Tuesday, January 13, 2009

Breakthrough



I'm enjoying something that I think is very significant. I don't usually use this kind of jargon, but I'll just use whatever words describe it best: freedom. I'm finding my attitude towards others much less judgemental. It's much easier to live life without the weight of others imperfections pressing down on me, like an expectation that always sits on your shoulder like one of those cartoon "devils", nagging and accusing and blaming and comparing.


Yesterday I was at a funeral and this older fellow came into the ceremony wearing a track-suit! I thought, that's not right, that's not respectful. He's definitely crossed the line. But, who's he offending? The dearly deceased? No, she wouldn't mind at all. The nearest and dearest loved-ones? I doubt it really. So it's really not someone else who I'd be representing if I was offended. It'd be just plain old me. Someone who's experienced grace and acceptance and forgiveness. I'm enjoying the freedom of not being judged..... maybe that's why I'm not judging others (so much).

Record!

previous hi score: 8 months or 247 days

248 days 9 hours since last M

This is great!

Saturday, January 03, 2009

Not the Cause

So, another thing to look forward to, if you're hanging on by your fingernails....

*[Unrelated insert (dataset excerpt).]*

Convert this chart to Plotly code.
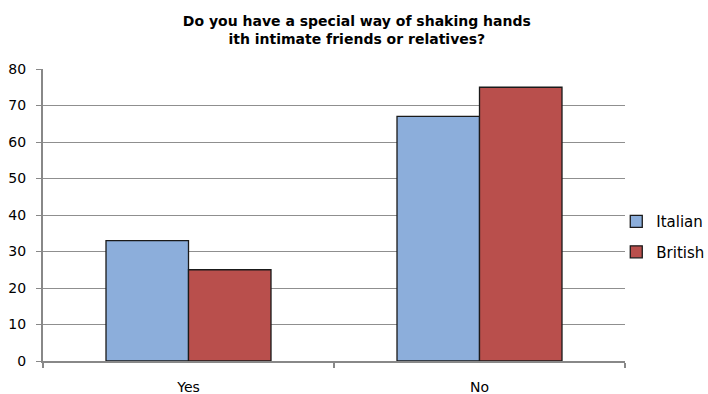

Twice during this holiday season I've felt a sadness and heaviness descend on me. But somehow, this time I could think clearly and I knew to not assume it's connected to my addiction. Yes, I thought of sex and how I'd like it as an escape and release. But I didn't automatically assume it was triggered by anything to do with sex (like seeing the lingerie in a store, seeing a girl in a skirt, etc.)

So, the sadness still comes, but I don't automatically attribute it to my "loss".

This is a good posting, about an improvement, even though I'm talking about feeling down.

By the way, it didn't trash my whole day, night. It didn't prevent me from enjoying intimacy or end up with me in a rubbish mood or angry.